Healing rites at massacre site ruffle feathers

Published: Saturday, Sept. 11 2004 12:00 a.m. MDT

MOUNTAIN MEADOWS, Washington County — Cherokee healing ceremonies began this week at the Mountain Meadows Massacre site, a rolling valley of scrub oak and rocky soil where 120 Arkansas emigrants were killed nearly 147 years ago.

Several people of Cherokee descent have participated in the cleansing ceremonies that include the use of tobacco, corn pollen, sage, Cherokee songs, tribal flags and prayer. Numerous people have stopped to visit with the group and extend their own prayers for peace.

"We think there may be mixed Cherokee blood in some of the victims," said Raine Bowen, chief of the 45-member Cherokee Distaiyi Band in Salt Lake City.

The site remains a place of conflict nearly a century and a half later. Even though Bowen said the ceremony is a chance "to bring everybody together" to heal spiritual wounds, others are saying it's none of the band's business.
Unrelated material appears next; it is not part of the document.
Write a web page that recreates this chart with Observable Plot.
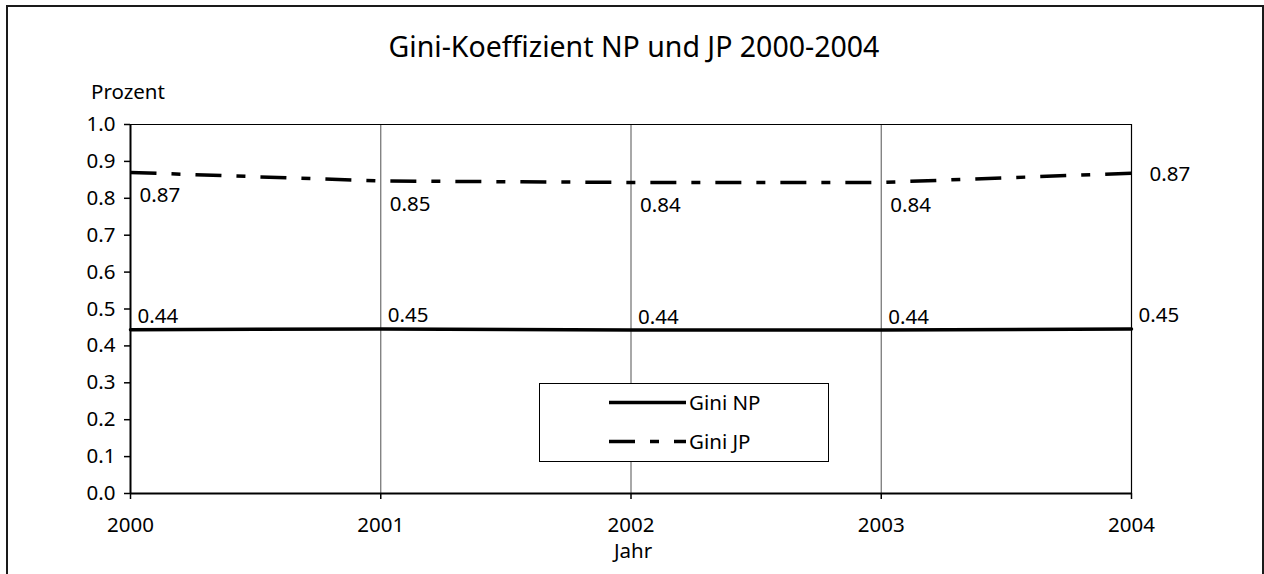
<!DOCTYPE html>
<html>
<head>
<meta charset="utf-8">
<script src="https://cdn.jsdelivr.net/npm/d3@7"></script>
<script src="https://cdn.jsdelivr.net/npm/@observablehq/plot@0.6"></script>
<style>
  html, body { margin: 0; padding: 0; background: #fff; }
  #wrap { position: relative; width: 1264px; height: 574px; overflow: hidden; font-family: 'Noto Sans', sans-serif; color: #000; }
  #border { position: absolute; left: 6px; top: 5px; width: 1254px; height: 620px; border: 2px solid #1a1a1a; }
  #chart { position: absolute; left: 0; top: 0; }
  .t { position: absolute; white-space: nowrap; line-height: 1; }
  #title { left: 0; width: 1268px; text-align: center; top: 32px; font-size: 28.5px; }
  #ylab { left: 91px; top: 81px; font-size: 20.5px; }
  #xlab { left: 0; width: 1266px; text-align: center; top: 540px; font-size: 20.5px; }
  #legend { position: absolute; left: 539px; top: 383px; width: 288px; height: 77px; border: 1px solid #000; background: #fff; }
  #legend svg { position: absolute; left: 0; top: 0; }
</style>
</head>
<body>
<div id="wrap">
  <div id="border"></div>
  <div id="chart"></div>
  <div id="title" class="t"></div>
  <div id="ylab" class="t"></div>
  <div id="xlab" class="t"></div>
  <div id="legend"></div>
</div>
<script>
// ---- data ----
const years = [2000, 2001, 2002, 2003, 2004];
const giniNP = [0.444, 0.446, 0.443, 0.443, 0.446];
const giniJP = [0.870, 0.847, 0.843, 0.843, 0.868];
const seriesNames = ["Gini NP", "Gini JP"];
const yTicks = [0, 0.1, 0.2, 0.3, 0.4, 0.5, 0.6, 0.7, 0.8, 0.9, 1.0];
const titleText = "Gini-Koeffizient NP und JP 2000-2004";
const yLabel = "Prozent";
const xLabel = "Jahr";

const dash = "26,15,9,15";
const fmt = d3.format(".2f");

const np = years.map((y, i) => ({year: y, v: giniNP[i], s: seriesNames[0]}));
const jp = years.map((y, i) => ({year: y, v: giniJP[i], s: seriesNames[1]}));
const lastYear = years[years.length - 1];

const chart = Plot.plot({
  width: 1264,
  height: 574,
  marginLeft: 130,
  marginRight: 133,
  marginTop: 124,
  marginBottom: 81,
  style: {fontFamily: "'Noto Sans', sans-serif", fontSize: "20.5px", background: "transparent", color: "#000", overflow: "visible"},
  x: {type: "linear", domain: [years[0], lastYear]},
  y: {domain: [0, 1]},
  marks: [
    Plot.ruleX(years.slice(1, -1), {stroke: "#6e6e6e", strokeWidth: 1.2}),
    Plot.ruleX([lastYear], {stroke: "#000", strokeWidth: 1.2}),
    Plot.ruleY([1], {stroke: "#000", strokeWidth: 1.2}),
    Plot.axisY({ticks: yTicks, tickFormat: ".1f", tickSize: 6, tickPadding: 9, label: null, strokeWidth: 1.5, fill: "#000"}),
    Plot.axisX({ticks: years, tickFormat: d => String(d), tickSize: 6, tickPadding: 18, label: null, strokeWidth: 1.5, fill: "#000"}),
    Plot.ruleX([years[0]], {stroke: "#000", strokeWidth: 2}),
    Plot.ruleY([0], {stroke: "#000", strokeWidth: 2}),
    Plot.line(np, {x: "year", y: "v", stroke: "#000", strokeWidth: 3.5}),
    Plot.line(jp, {x: "year", y: "v", stroke: "#000", strokeWidth: 3.5, strokeDasharray: dash, strokeLinecap: "butt"}),
    Plot.text(np, {x: "year", y: "v", text: d => fmt(d.v), textAnchor: "start", dx: 7, dy: -13, fill: "#000"}),
    Plot.text(jp.filter(d => d.year !== lastYear), {x: "year", y: "v", text: d => fmt(d.v), textAnchor: "start", dx: 9, dy: 23, fill: "#000"}),
    Plot.text(jp.filter(d => d.year === lastYear), {x: "year", y: "v", text: d => fmt(d.v), textAnchor: "start", dx: 18, dy: 1, fill: "#000"})
  ]
});
document.getElementById("chart").appendChild(chart);

document.getElementById("title").textContent = titleText;
document.getElementById("ylab").textContent = yLabel;
document.getElementById("xlab").textContent = xLabel;

// legend
const lg = d3.select("#legend").append("svg").attr("width", 288).attr("height", 77);
const rows = [{name: seriesNames[0], dash: null, y: 18.5}, {name: seriesNames[1], dash: dash, y: 57.5}];
rows.forEach(r => {
  lg.append("line").attr("x1", 69).attr("x2", 146).attr("y1", r.y).attr("y2", r.y)
    .attr("stroke", "#000").attr("stroke-width", 3.5).attr("stroke-dasharray", r.dash);
  lg.append("text").attr("x", 149).attr("y", r.y).attr("dy", "0.35em")
    .attr("font-family", "'Noto Sans', sans-serif").attr("font-size", "20.5px").text(r.name);
});
</script>
</body>
</html>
If that's Bowen's goal, then she's going about it the wrong way, said a skeptical Terry Fancher, president of the Mountain Meadows Association.

"It's an insensitive thing to do, to be quite honest about it," said Fancher, whose group is one of three organizations with direct descendant links to victims of the ill-fated Baker-Fancher wagon train.

All three descendant groups were meeting this week in Harrison, Ark., close to where the emigrants first gathered to begin their journey west. The massacre occurred over a five-day period, Sept. 7-11, 1857. The only person ever tried, convicted and executed for his part in the crime was John D. Lee, an adopted son of President Brigham Young of The Church of Jesus Christ of Latter-day Saints.

Fancher said no one from the Cherokee band conducting the ceremonies contacted the MMA or the other descendant groups to let them know of their upcoming plans.

Even so, said Fancher, none of the member groups approve of the casually planned event that culminates today with a 2 p.m. ceremony at the site.

All three descendant groups voted to oppose the band's plan and then posted their objections on the MMA's Web site, www.mtn-meadows-assoc.com.

"The descendant members of the association do not agree with the highly speculative opinion that the Fancher Train was composed of Native Americans," the statement says. "The association holds that the Cherokee Tribe is without standing and is not the proper group to interpret at the site."

Those comments don't faze Larry War Eagle Williams, the band's 70-year-old spiritual leader.